Desmoid tumours (DT) are myofibroblastic proliferations occurring in 15% of patients with familial adenomatous polyposis (FAP). Several small series have analysed the incidence of DT and predisposing risk factors. Using meta-analytical techniques, this study aimed to identify risk factors for DT development in patients with FAP.

Studies of sporadic DT were excluded. The study end-points were the incidence of DT in FAP and DT development by gender, adenomatous polyposis coli (APC) mutation, family history of DT and previous abdominal surgery. A random effect Mantel-Haenszel model was used to calculate odds ratios for each risk factor and age group.
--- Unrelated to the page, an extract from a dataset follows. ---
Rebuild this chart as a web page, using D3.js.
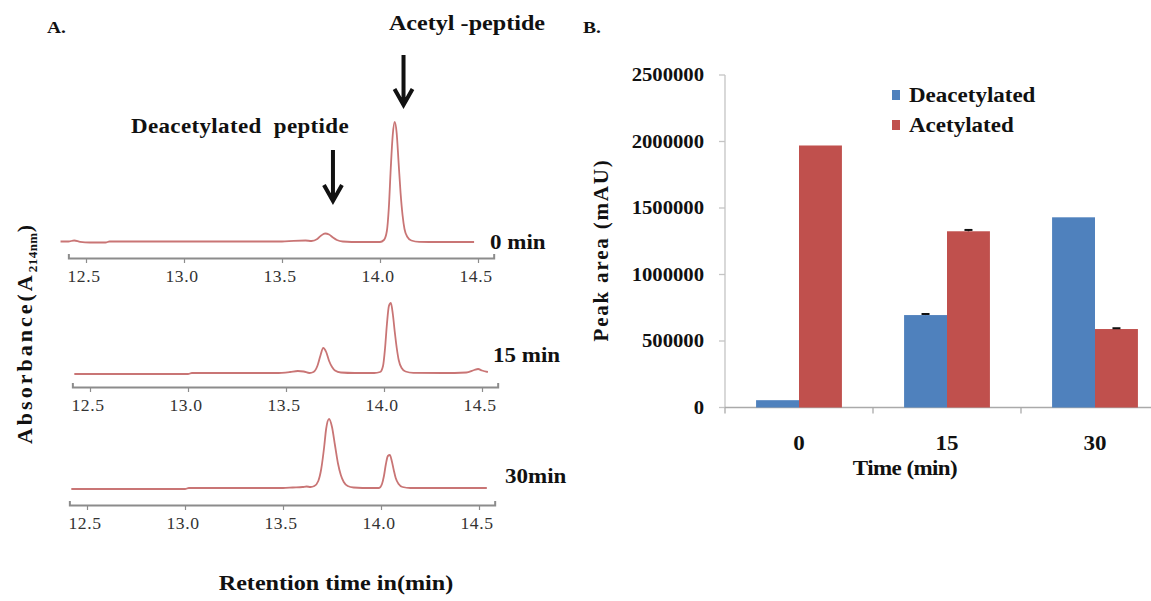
<!DOCTYPE html>
<html>
<head>
<meta charset="utf-8">
<script src="https://cdn.jsdelivr.net/npm/d3@7"></script>
<style>
  body { margin: 0; background: #fff; }
  svg { display: block; }
  text { font-family: "Liberation Serif", "Times New Roman", serif; }
</style>
</head>
<body>
<svg id="fig" width="1151" height="601"></svg>
<script>
// ---------- Panel A: HPLC chromatograms (retention time, absorbance) ----------
const retentionTicks = [12.5, 13.0, 13.5, 14.0, 14.5];
const sampleLabels = ["0 min", "15 min", "30min"];

const trace0min = [
  [12.37, 1.5], [12.41, 1.5], [12.44, 2.5], [12.47, 1.2], [12.52, 0.5], [12.60, 0.5], [12.62, 1.5],
  [13.50, 1.5], [13.56, 2.2], [13.62, 2.5], [13.65, 2], [13.68, 4], [13.70, 7.5], [13.72, 9.5],
  [13.74, 8.5], [13.76, 5.5], [13.78, 3], [13.81, 1.5], [13.90, 1], [14.00, 1], [14.02, 3],
  [14.035, 12], [14.045, 35], [14.055, 75], [14.065, 108], [14.075, 121], [14.085, 110],
  [14.095, 80], [14.105, 50], [14.115, 28], [14.125, 14], [14.14, 6], [14.16, 2.5], [14.20, 1.2],
  [14.30, 1], [14.48, 1]
];
const trace15min = [
  [12.42, 0], [13.00, 0], [13.02, 1], [13.45, 1], [13.52, 2], [13.56, 3], [13.59, 2.5], [13.62, 1],
  [13.64, 2], [13.66, 8], [13.675, 18], [13.69, 26], [13.705, 22], [13.72, 13], [13.735, 7],
  [13.75, 3.5], [13.78, 1.5], [13.85, 1], [13.95, 1], [13.98, 2], [13.995, 8], [14.005, 25],
  [14.015, 50], [14.025, 68], [14.035, 71], [14.045, 60], [14.055, 42], [14.065, 26], [14.075, 14],
  [14.09, 6], [14.11, 2.5], [14.15, 1.2], [14.30, 1], [14.42, 1.5], [14.46, 4], [14.48, 5],
  [14.50, 3.5], [14.53, 2]
];
const trace30min = [
  [12.42, 0], [13.00, 0], [13.02, 1], [13.50, 1], [13.55, 1.5], [13.60, 2], [13.62, 2.5], [13.64, 2],
  [13.66, 3], [13.68, 8], [13.695, 20], [13.71, 42], [13.72, 60], [13.735, 70], [13.75, 62],
  [13.765, 44], [13.78, 26], [13.795, 14], [13.81, 7], [13.83, 3], [13.86, 1.5], [13.95, 1],
  [13.99, 1], [14.005, 5], [14.015, 13], [14.025, 25], [14.035, 33], [14.045, 34], [14.055, 28],
  [14.065, 19], [14.075, 11], [14.09, 5], [14.11, 2], [14.15, 1], [14.54, 1]
];
const peakNotes = ["Deacetylated  peptide", "Acetyl -peptide"];
const peakNoteTimes = [13.76, 14.12];

// ---------- Panel B: peak areas ----------
const timepoints = ["0", "15", "30"];
const seriesNames = ["Deacetylated", "Acetylated"];
const deacetylatedArea = [55000, 695000, 1430000];
const acetylatedArea = [1970000, 1325000, 590000];
const deacetylatedErr = [0, 8000, 0];
const acetylatedErr = [0, 10000, 6000];
const areaTicks = [0, 500000, 1000000, 1500000, 2000000, 2500000];

const svg = d3.select("#fig");
svg.append("rect").attr("width", 1151).attr("height", 601).attr("fill", "#fff");

// text helper: serif glyphs drawn slightly wide
function label(g, s, x, y, o = {}) {
  const t = g.append("text")
    .attr("transform", `translate(${x},${y}) rotate(${o.rot || 0}) scale(${o.sx || 1.15},1)`)
    .attr("text-anchor", o.anchor || "start")
    .attr("font-size", o.size || 20)
    .attr("font-weight", o.weight || "bold")
    .attr("fill", o.fill || "#111")
    .text(s);
  if (o.ls) t.attr("letter-spacing", o.ls);
  return t;
}

// ================= Panel A =================
const gA = svg.append("g");
const traces = [trace0min, trace15min, trace30min];
const panelsA = [
  { base: 243, axisY: 258, x0: 86, lx: 490, ly: 249 },
  { base: 374, axisY: 387, x0: 90, lx: 493, ly: 362 },
  { base: 489, axisY: 505, x0: 87, lx: 505, ly: 483 }
];
const minorTicks = d3.range(124, 146).map(d => d / 10).filter(d => !retentionTicks.includes(d));
let firstX = null;

panelsA.forEach((p, i) => {
  const x = d3.scaleLinear().domain([12.5, 14.5]).range([p.x0, p.x0 + 392]);
  const y = d3.scaleLinear().domain([0, 130]).range([p.base, p.base - 130]);
  if (i === 0) firstX = x;

  const line = d3.line().x(d => x(d[0])).y(d => y(d[1])).curve(d3.curveMonotoneX);
  gA.append("path").datum(traces[i]).attr("d", line)
    .attr("fill", "none").attr("stroke", "#c97575").attr("stroke-width", 1.8);

  const xa = x.copy().domain([12.41, 14.58]).range([x(12.41), x(14.58)]);
  const gAx = gA.append("g").attr("transform", `translate(0,${p.axisY})`);
  gAx.call(d3.axisBottom(xa).tickValues(minorTicks).tickSize(3).tickSizeOuter(-4).tickFormat(""));
  gAx.call(d3.axisBottom(xa).tickValues(retentionTicks).tickSize(5).tickSizeOuter(-4).tickFormat(() => ""));
  gAx.selectAll("path.domain").attr("stroke", "#8c8c8c").attr("stroke-width", 2);
  gAx.selectAll(".tick line").attr("stroke", "#8c8c8c").attr("stroke-width", 1.2);

  retentionTicks.forEach(t => {
    label(gA, d3.format(".1f")(t), x(t) - 2, p.axisY + 24,
      { anchor: "middle", size: 16, weight: "normal", fill: "#333", sx: 1.1, ls: 0.5 });
  });

  label(gA, sampleLabels[i], p.lx, p.ly, { size: 20 });
});

// peak annotations with arrows
const arrowTops = [[150, 201], [55, 105]];
peakNoteTimes.forEach((t, k) => {
  const ax = firstX(t);
  const [y0, y1] = arrowTops[k];
  gA.append("path")
    .attr("d", `M${ax},${y0}V${y1 - 2}M${ax - 9},${y1 - 16}L${ax},${y1}L${ax + 9},${y1 - 16}`)
    .attr("fill", "none").attr("stroke", "#111").attr("stroke-width", 4)
    .attr("stroke-linejoin", "miter");
});
label(gA, peakNotes[0], 240, 133, { anchor: "middle", size: 20, ls: 0.3 }).style("white-space", "pre");
label(gA, peakNotes[1], 467, 30, { anchor: "middle", size: 21 });

label(gA, "A.", 47, 33, { size: 17 });

// y axis title with subscript
const yt = gA.append("text")
  .attr("transform", "translate(32,333) rotate(-90)")
  .attr("text-anchor", "middle").attr("font-size", 22).attr("font-weight", "bold")
  .attr("fill", "#111").attr("letter-spacing", 3);
yt.append("tspan").text("Absorbance(A");
yt.append("tspan").text("214nm").attr("font-size", 13).attr("letter-spacing", 0.5).attr("dy", 5);
yt.append("tspan").text(")").attr("dy", -5);

label(gA, "Retention time in(min)", 336, 590, { anchor: "middle", size: 21 });

// ================= Panel B =================
const gB = svg.append("g");
const yB = d3.scaleLinear().domain([0, 2500000]).range([407.5, 75]);
const x0 = d3.scaleBand().domain(timepoints).range([725, 1169]).paddingInner(0.42).paddingOuter(0.21);
const x1 = d3.scaleBand().domain(seriesNames).range([0, x0.bandwidth()]);
const colors = d3.scaleOrdinal().domain(seriesNames).range(["#4f81bd", "#c0504d"]);

const rows = timepoints.map((t, i) => ({
  t,
  vals: [
    { s: seriesNames[0], v: deacetylatedArea[i], e: deacetylatedErr[i] },
    { s: seriesNames[1], v: acetylatedArea[i], e: acetylatedErr[i] }
  ]
}));

// axes
gB.append("line").attr("x1", 725).attr("x2", 725).attr("y1", yB(2500000)).attr("y2", yB(0))
  .attr("stroke", "#c4c4c4").attr("stroke-width", 1.3);
areaTicks.forEach(v => {
  gB.append("line").attr("x1", 719).attr("x2", 725).attr("y1", yB(v)).attr("y2", yB(v))
    .attr("stroke", "#c4c4c4").attr("stroke-width", 1.3);
  label(gB, String(v), 704, yB(v) + 6, { anchor: "end", size: 18 });
});

const gap = (x0.step() - x0.bandwidth()) / 2;
gB.append("line").attr("x1", 725).attr("x2", 1151).attr("y1", yB(0)).attr("y2", yB(0))
  .attr("stroke", "#aaaaaa").attr("stroke-width", 1.3);
timepoints.forEach(t => {
  const bx = x0(t) - gap;
  gB.append("line").attr("x1", bx).attr("x2", bx).attr("y1", yB(0)).attr("y2", yB(0) + 6)
    .attr("stroke", "#aaaaaa").attr("stroke-width", 1.3);
  label(gB, t, x0(t) + x0.bandwidth() / 2, 450, { anchor: "middle", size: 20 });
});

// bars
const grp = gB.selectAll("g.grp").data(rows).join("g").attr("class", "grp")
  .attr("transform", d => `translate(${x0(d.t)},0)`);
grp.selectAll("rect").data(d => d.vals).join("rect")
  .attr("x", d => x1(d.s)).attr("width", x1.bandwidth())
  .attr("y", d => yB(d.v)).attr("height", d => yB(0) - yB(d.v))
  .attr("fill", d => colors(d.s));

// error bars
grp.selectAll("g.err").data(d => d.vals.filter(v => v.e > 0)).join("g").attr("class", "err")
  .each(function (d) {
    const cx = x1(d.s) + x1.bandwidth() / 2;
    const g = d3.select(this);
    g.append("line").attr("x1", cx).attr("x2", cx).attr("y1", yB(d.v + d.e)).attr("y2", yB(d.v))
      .attr("stroke", "#111").attr("stroke-width", 1.5);
    g.append("line").attr("x1", cx - 4).attr("x2", cx + 4).attr("y1", yB(d.v + d.e)).attr("y2", yB(d.v + d.e))
      .attr("stroke", "#111").attr("stroke-width", 2);
  });

// legend
seriesNames.forEach((s, i) => {
  const ly = 90 + i * 30;
  gB.append("rect").attr("x", 892).attr("y", ly).attr("width", 8).attr("height", 10).attr("fill", colors(s));
  label(gB, s, 909, ly + 12, { size: 20 });
});

label(gB, "Time (min)", 905, 475, { anchor: "middle", size: 20, ls: -0.5 });
label(gB, "Peak area (mAU)", 608, 250, { anchor: "middle", size: 21, rot: -90, sx: 1, ls: 1.8 });
label(gB, "B.", 583, 33, { size: 17 });
</script>
</body>
</html>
Ten studies of 4625 patients with FAP fulfilled our inclusion criteria. A total of 559 (12%) patients developed DT. Cumulative analysis demonstrated that 80% of DT developed by age 40, the peak incidence rate being in the second and third decades. A positive family history of DT was the most significant risk factor (OR 7.02, 95% CI 4.15-11.9, P < 0.001). An APC mutation 3′ to codon 1399 (OR 4.37, 95% CI 2.14-8.91, P < 0.001) and previous abdominal surgery (OR 3.35, 95% CI 1.33-8.41, P = 0.01) were also implicated. Women were more likely to develop DT (OR 1.57, 95% CI 1.13-2.18, P = 0.007).

There is consistency amongst polyposis registries in documenting the incidence and risk factors for DT development. Having a positive family history for DT is of greater significance than a 3′ mutation, suggesting the existence of modifier genes, independent of the APC genotype-phenotype correlation. Few of these risk factors are modifiable. Delaying prophylactic surgery could be appropriate in female patients with a 3′ APC mutation and attenuated polyposis.